Consumers to reduce food and drink spend over festive season

By Shwetali Sapte

- Last updated on GMT

Consumers to reduce food and drink spend over festive season

Related tags Christmas Inflation Cost of living

Nearly half of UK consumers expect to spend less over the festive season, compared to 22% for the same period last year, according to the latest EY Future Consumer Index.

While 43% of consumers expect to spend less, more than one in four are planning savings on food, and nearly one in three expect to spend less on alcohol. Forty-two percent plan to spend less on holidays.

The survey further found that 67% are now ‘extremely concerned’ over the rising cost of living and 34% plan on spending less on presents for friends and family.

In addition, EY surveyed UK consumers just after the mini-budget in October and found consumer confidence at an all-time low, with just 26% of respondents saying they are confident about the future – compared to 50% in June – while 43% expected to be financially worse off in 12 months.

However, high income consumers are more than three times less likely to see themselves as financially worse off this time next year (14%) than low income consumers (51%).

Furthermore, responsible consumerism is still a key consideration for shoppers.

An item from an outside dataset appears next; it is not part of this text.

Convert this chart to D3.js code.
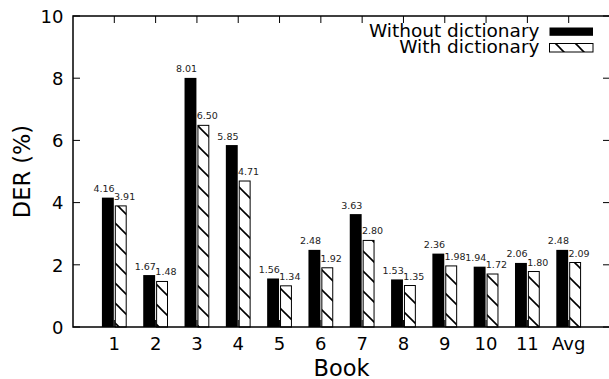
<!DOCTYPE html>
<html>
<head>
<meta charset="utf-8">
<script src="https://cdn.jsdelivr.net/npm/d3@7"></script>
<style>
  html, body { margin: 0; padding: 0; background: #fff; }
  svg { display: block; font-family: "DejaVu Sans", sans-serif; }
</style>
</head>
<body>
<svg id="chart" width="609" height="379"></svg>
<script>
// Book-level DER results
const categories = ["1", "2", "3", "4", "5", "6", "7", "8", "9", "10", "11", "Avg"];
const withoutDict = [4.16, 1.67, 8.01, 5.85, 1.56, 2.48, 3.63, 1.53, 2.36, 1.94, 2.06, 2.48];
const withDict = [3.91, 1.48, 6.50, 4.71, 1.34, 1.92, 2.80, 1.35, 1.98, 1.72, 1.80, 2.09];
const yTicks = [0, 2, 4, 6, 8, 10];
const seriesNames = ["Without dictionary", "With dictionary"];

const svg = d3.select("#chart");
const plotL = 73, plotR = 610, plotT = 16, plotB = 327;

// category index -> x position, one unit per book
const x = d3.scaleLinear().domain([-1, categories.length]).range([plotL, plotR]);
const y = d3.scaleLinear().domain([0, 10]).range([plotB, plotT]);
const unit = x(1) - x(0);
const barW = 0.3 * unit;

// diagonal hatch used for the "with dictionary" bars
const defs = svg.append("defs");
const pat = defs.append("pattern")
  .attr("id", "hatch")
  .attr("patternUnits", "userSpaceOnUse")
  .attr("width", 20).attr("height", 20)
  .attr("patternTransform", "translate(0,8)");
pat.append("rect").attr("width", 20).attr("height", 20).attr("fill", "#fff");
pat.append("line").attr("x1", -2).attr("y1", -2).attr("x2", 22).attr("y2", 22)
  .attr("stroke", "#000").attr("stroke-width", 1.6);
pat.append("line").attr("x1", -2).attr("y1", 18).attr("x2", 2).attr("y2", 22)
  .attr("stroke", "#000").attr("stroke-width", 1.6);
pat.append("line").attr("x1", 18).attr("y1", -2).attr("x2", 22).attr("y2", 2)
  .attr("stroke", "#000").attr("stroke-width", 1.6);

// bars
const idx = d3.range(categories.length);
svg.append("g").selectAll("rect").data(idx).join("rect")
  .attr("x", i => x(i) - barW)
  .attr("y", i => y(withoutDict[i]))
  .attr("width", barW - 0.5)
  .attr("height", i => y(0) - y(withoutDict[i]))
  .attr("fill", "#000");

svg.append("g").selectAll("rect").data(idx).join("rect")
  .attr("x", i => x(i) + 1)
  .attr("y", i => y(withDict[i]) + 0.5)
  .attr("width", barW - 1.5)
  .attr("height", i => y(0) - y(withDict[i]) - 0.5)
  .attr("fill", "url(#hatch)")
  .attr("stroke", "#000")
  .attr("stroke-width", 1);

// value labels
const lab = svg.append("g").attr("font-size", 9.5).attr("fill", "#222").attr("text-anchor", "middle");
lab.selectAll("text.a").data(idx).join("text").attr("class", "a")
  .attr("x", i => x(i - 0.25))
  .attr("y", i => y(withoutDict[i]) - 5.5)
  .text(i => withoutDict[i].toFixed(2));
lab.selectAll("text.b").data(idx).join("text").attr("class", "b")
  .attr("x", i => x(i + 0.25))
  .attr("y", i => y(withDict[i]) - 5.5)
  .text(i => withDict[i].toFixed(2));

// frame
svg.append("rect")
  .attr("x", plotL).attr("y", plotT)
  .attr("width", plotR - plotL).attr("height", plotB - plotT)
  .attr("fill", "none").attr("stroke", "#000").attr("stroke-width", 1.5);

// ticks (inward, mirrored)
const tk = svg.append("g").attr("stroke", "#000").attr("stroke-width", 1);
yTicks.forEach(v => {
  tk.append("line").attr("x1", plotL).attr("x2", plotL + 7).attr("y1", y(v)).attr("y2", y(v));
  tk.append("line").attr("x1", plotR - 7).attr("x2", plotR).attr("y1", y(v)).attr("y2", y(v));
});
idx.forEach(i => {
  tk.append("line").attr("x1", x(i)).attr("x2", x(i)).attr("y1", plotT).attr("y2", plotT + 7);
  tk.append("line").attr("x1", x(i)).attr("x2", x(i)).attr("y1", plotB).attr("y2", plotB - 7);
});

// tick labels
svg.append("g").attr("font-size", 18).attr("text-anchor", "end")
  .selectAll("text").data(yTicks).join("text")
  .attr("x", 63.5).attr("y", v => y(v) + 6.7)
  .text(v => v);
svg.append("g").attr("font-size", 18).attr("text-anchor", "middle")
  .selectAll("text").data(idx).join("text")
  .attr("x", i => x(i)).attr("y", 349.5)
  .text(i => categories[i]);

// axis titles
svg.append("text").attr("x", (plotL + plotR) / 2).attr("y", 376)
  .attr("text-anchor", "middle").attr("font-size", 22.5).text("Book");
svg.append("text")
  .attr("transform", `translate(29.5,${(plotT + plotB) / 2}) rotate(-90)`)
  .attr("text-anchor", "middle").attr("font-size", 22.5).text("DER (%)");

// legend
const lg = svg.append("g");
lg.append("text").attr("x", 539.5).attr("y", 36.7).attr("text-anchor", "end")
  .attr("font-size", 18.5).text(seriesNames[0]);
lg.append("text").attr("x", 539.5).attr("y", 53.2).attr("text-anchor", "end")
  .attr("font-size", 18.5).text(seriesNames[1]);
lg.append("rect").attr("x", 549.5).attr("y", 27.5).attr("width", 43.5).attr("height", 8.3)
  .attr("fill", "#000");
lg.append("rect").attr("x", 549.5).attr("y", 43.5).attr("width", 43.5).attr("height", 8.5)
  .attr("fill", "url(#hatch)").attr("stroke", "#000").attr("stroke-width", 1);
</script>
</body>
</html>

Silvia Rindone, EY UK&I retail lead, commented: “As consumers look to cut back spending, retailers and brands will need to understand the price sensitivity of their customers and react accordingly if they want to continue to win spend in the run up to Christmas.

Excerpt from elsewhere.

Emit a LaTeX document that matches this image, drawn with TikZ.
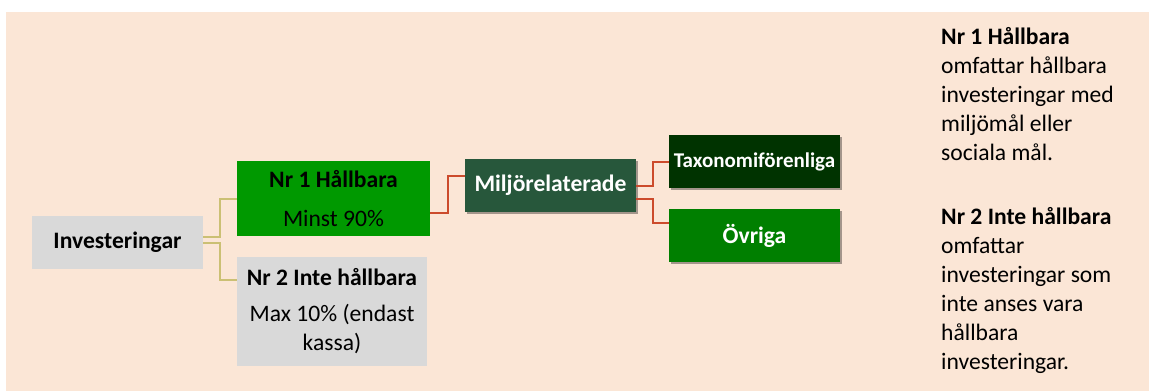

“Navigating this K-shaped consumer profile will require retailers to cater to financially resilient high-income consumers, while also appealing to mid- and low-income consumers with value-focused ranges and pricing that reflect their budgets.

“While affordability is a major concern for consumers, they still want to do the right thing from a sustainability perspective and responsible consumption ticks the box for both priorities. This shift towards more considered shopping behaviour will have profound implications for brands and retailers, as consumers start to prioritise durability and quality over fashion.”